Are you extremely active? A couch potato? Somewhere in between? How many people live in your household and what are their ages? Is EVERYONE on board with the idea of including a dog in the family? These are just a few of the many questions you need to ask yourself before you start looking for a dog. Some dogs need a lot of exercise, others are happy laying on a nice bed in front of a fire most of the day. If you have very young children or live with a person that has physical limitations, it might be better to avoid a high energy dog. Regardless of your life style, you MUST have time to train your dog. If you can not take considerable time over the next 6-12 months training a dog and reinforcing that training, it is not likely that ANY dog will fit into your life style. Most dogs (even seniors) do not come pre-trained. You will have to do the work and if you don't, that dog probably will end up back where you got it in short order.
3) Research . . . then research . . . and research some more
Now that you are committed to care for a dog until it's natural life is over and you have a clear idea of the life style it is time to decide what kind of dog will fit well in your household. You may be interested in a particular breed or size of dog. Be realistic. Know what you are getting in to! If you do not have a lot of space and you can't exercise a lot with your dog, don't get a Husky! They love to run and like to do it as much as possible.

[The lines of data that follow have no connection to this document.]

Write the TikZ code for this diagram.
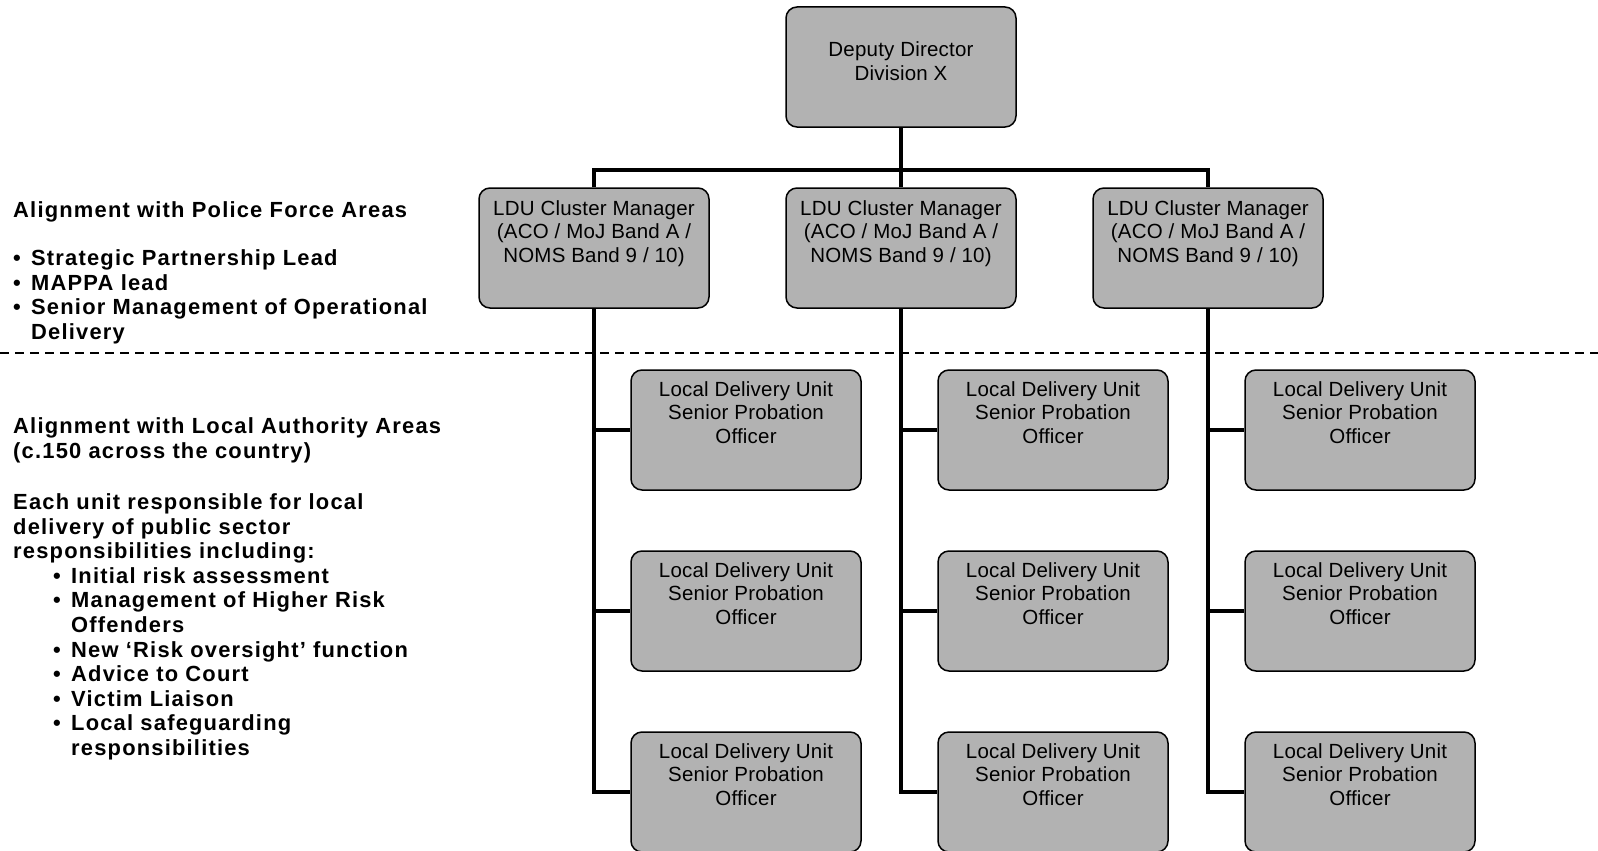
\documentclass[tikz,border=0pt]{standalone}
\usepackage{fontspec}
\setmainfont{Liberation Sans}
\newfontfamily\boxfont{Liberation Sans}[LetterSpace=1]
\newfontfamily\sidefont{Liberation Sans}[LetterSpace=5.5]
\definecolor{boxgray}{RGB}{178,178,178}
\newcommand{\btext}[3]{\parbox[c][#1][t]{226pt}{\centering\boxfont\fontsize{20.5pt}{23.8pt}\selectfont\rule{0pt}{#2}#3}}
\newcommand{\sbul}{\makebox[18pt][l]{\textbullet}}
\tikzset{
  orgbox/.style={draw=black, line width=1.5pt, fill=boxgray, rounded corners=11pt,
    inner sep=0pt, minimum width=230pt, minimum height=120pt},
  conn/.style={line width=4.8pt, line join=miter},
  sep/.style={line width=1.5pt, dash pattern=on 9pt off 6pt},
  side/.style={inner sep=0pt, anchor=base west, font=\sidefont\bfseries\fontsize{21.9pt}{24.6pt}\selectfont}
}
\begin{document}
\begin{tikzpicture}[x=1pt,y=-1pt]
\useasboundingbox (0,0) rectangle (1598,851);
% separator
\coordinate (dl) at (0,353);
\coordinate (dr) at (1598,353);
\draw[sep] (dl) -- (dr);

% boxes
\node[orgbox] (top) at (901,67) {\btext{120pt}{50pt}{Deputy Director\\Division X}};
\foreach \n/\x in {1/594, 2/901, 3/1208}{
  \node[orgbox] (c\n) at (\x,248) {\btext{120pt}{27pt}{LDU Cluster Manager\\(ACO / MoJ Band A /\\NOMS Band 9 / 10)}};
  \foreach \r/\y in {1/430, 2/611, 3/792}{
    \node[orgbox] (l\n\r) at (\x+152,\y) {\btext{120pt}{26pt}{Local Delivery Unit\\Senior Probation\\Officer}};
  }
}

% connectors
\coordinate (bus) at (901,170);
\draw[conn] (top.south) -- (c2.north);
\draw[conn] (c1.north) -- (c1.north |- bus) -- (c3.north |- bus) -- (c3.north);
\foreach \n in {1,2,3}{
  \draw[conn] (c\n.south) |- (l\n3.west);
  \draw[conn] (l\n1.west -| c\n.south) -- (l\n1.west);
  \draw[conn] (l\n2.west -| c\n.south) -- (l\n2.west);
}

% side texts
\node[side] (s1) at (13,217) {\parbox[t]{450pt}{\raggedright Alignment with Police Force Areas}};
\node[side] (s2) at (13,265.5) {\parbox[t]{450pt}{\raggedright
  \sbul Strategic Partnership Lead\\
  \sbul MAPPA lead\\
  \sbul Senior Management of Operational\\
  \hspace*{18pt}Delivery}};
\node[side] (s3) at (13,433.5) {\parbox[t]{450pt}{\raggedright
  Alignment with Local Authority Areas\\
  (c.150 across the country)}};
\node[side] (s4) at (13,509.5) {\parbox[t]{450pt}{\raggedright
  Each unit responsible for local\\
  delivery of public sector\\
  responsibilities including:\\
  \hspace*{40pt}\sbul Initial risk assessment\\
  \hspace*{40pt}\sbul Management of Higher Risk\\
  \hspace*{58pt}Offenders\\
  \hspace*{40pt}\sbul New ‘Risk oversight’ function\\
  \hspace*{40pt}\sbul Advice to Court\\
  \hspace*{40pt}\sbul Victim Liaison\\
  \hspace*{40pt}\sbul Local safeguarding\\
  \hspace*{58pt}responsibilities}};
\end{tikzpicture}
\end{document}
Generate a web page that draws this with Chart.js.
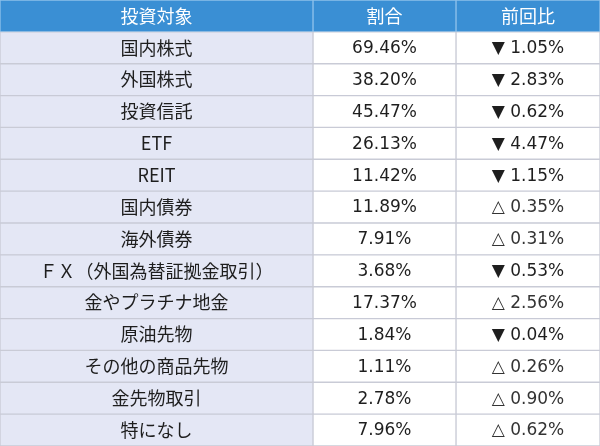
<!DOCTYPE html>
<html><head><meta charset="utf-8">
<script src="https://cdn.jsdelivr.net/npm/chart.js@4"></script>
<style>html,body{margin:0;padding:0;background:#fff}#w{width:600px;height:446px}</style>
</head><body><div id="w"><canvas id="c"></canvas></div>
<script>
const headers = ["投資対象", "割合", "前回比"];
const categories = ["国内株式","外国株式","投資信託","ETF","REIT","国内債券","海外債券","ＦＸ（外国為替証拠金取引）","金やプラチナ地金","原油先物","その他の商品先物","金先物取引","特になし"];
const shares = [69.46,38.20,45.47,26.13,11.42,11.89,7.91,3.68,17.37,1.84,1.11,2.78,7.96];
const changes = [-1.05,-2.83,-0.62,-4.47,-1.15,0.35,0.31,-0.53,2.56,-0.04,0.26,0.90,0.62];
const colEdges = [0, 313, 456, 600];

const rows = ["__header", ...categories];
const nR = rows.length;
const CJK = '"Noto Sans CJK JP", "Noto Sans", sans-serif';
const NUM = '"DejaVu Sans", "Noto Sans CJK JP", sans-serif';
function colDs(ci, body){
  return {
    data: rows.map(()=>[colEdges[ci], colEdges[ci+1]]),
    backgroundColor: rows.map((r,i)=> i===0 ? '#3a8fd4' : body),
    borderColor: rows.map((r,i)=> i===0 ? '#8ec0ea' : '#c9cbd6'),
    borderWidth: 1, borderSkipped: false,
    categoryPercentage: 1, barPercentage: 1, grouped: false
  };
}
const textPlugin = {
  id:'txt',
  afterDatasetsDraw(chart){
    const ctx = chart.ctx, x = chart.scales.x, y = chart.scales.y;
    ctx.save(); ctx.textAlign='center'; ctx.textBaseline='middle';
    const cx = i => (x.getPixelForValue(colEdges[i]) + x.getPixelForValue(colEdges[i+1]))/2;
    for(let r=0;r<nR;r++){
      const py = y.getPixelForValue(r);
      if(r===0){
        ctx.fillStyle='#ffffff'; ctx.font='18px '+CJK;
        headers.forEach((t,i)=>ctx.fillText(t, cx(i), py));
        continue;
      }
      ctx.fillStyle='#1e1e1e';
      const c = changes[r-1];
      ctx.font='18px '+CJK;
      ctx.fillText(categories[r-1], cx(0), py);
      ctx.font='17px '+NUM;
      ctx.fillText(shares[r-1].toFixed(2)+'%', cx(1), py+1);
      ctx.fillStyle = c<0 ? '#1e1e1e' : '#333333';
      ctx.fillText((c<0?'▼ ':'△ ')+Math.abs(c).toFixed(2)+'%', cx(2), py+1);
    }
    ctx.restore();
  }
};
new Chart(document.getElementById('c'), {
  type:'bar',
  data:{ labels: rows, datasets:[colDs(0,'#e4e7f5'), colDs(1,'#ffffff'), colDs(2,'#ffffff')] },
  options:{
    indexAxis:'y', responsive:true, maintainAspectRatio:false, animation:false,
    layout:{padding:0},
    plugins:{legend:{display:false}, tooltip:{enabled:false}},
    scales:{
      x:{type:'linear', min:0, max:600, display:false},
      y:{type:'category', display:false, offset:true}
    }
  },
  plugins:[textPlugin]
});
</script></body></html>
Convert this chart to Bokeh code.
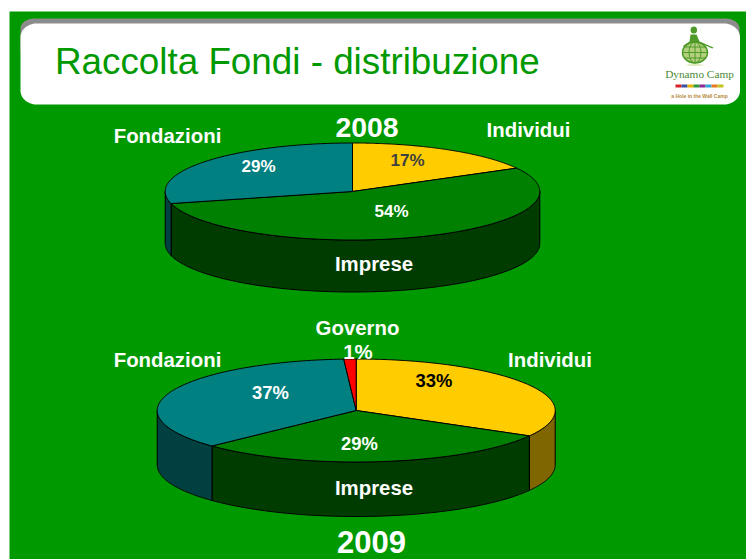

But don't just assume because a dog is a particular breed that they will follow the "breed specifications". Every dog is and individual and they don't always fit nicely into categories. If you can't provide the environment that your dog needs, neither you or your dog will be happy.
4) Decide where to go.
"Kill" shelter; "No-kill shelter"; Rescue; Breeder; Pet store; neighbor; Store front . . . there are many places that you can get a dog. Some are better than others (don't get me started on puppy mills). Regardless of what you decide, make sure you have done your research! Don't just research types of dogs . . . research where you decide to go to get your dog. Ask for references, tour the facilities, make sure you are comfortable with the way the dogs are cared for before you take them to you home. Ask questions like: How often are the dogs getting exercised? What type of enrichment do they receive? The environment you get your dog from will affect them, so make sure you know what that looks like so you can decide if you can provide your new family member with what it needs.
5) Prepare your home.
This is really a non-stop activity, but is particularly important before you bring your dog home. If you don't want your dog to chew on shoes or clothes, make sure these things are not left where the dog can get to them. Hate counter surfing -- don't leave yummy morsels on the counter! Prepare a cozy space for your dog to sleep (I am a strong proponent of them sleeping in the bedroom, though not on YOUR bed). Check your property for things that may be hazardous to your dog (plants, pesticides, etc.) and that the fences and gates are well maintained and will not allow your dog to escape. It is important, particularly in the early months of integrating a new dog into your home, to limit the ways that your new family member can make mistakes. If the temptation is not there, then it is easy to avoid it. Look at your house from a dog's perspective . . . do you have valuable nick knacks on the coffee table where they can be toppled by a dog's wagging tail? Instead of trying to keep the dog from whacking them, put them where they are safe from sweeping tails, at least at first and maybe forever. If you don't want to prepare your home and maybe change some things about it, make sure you add that into the information you include in #2 above . . . if you don't, your new pup may be the source of many frustrations that could have been avoided.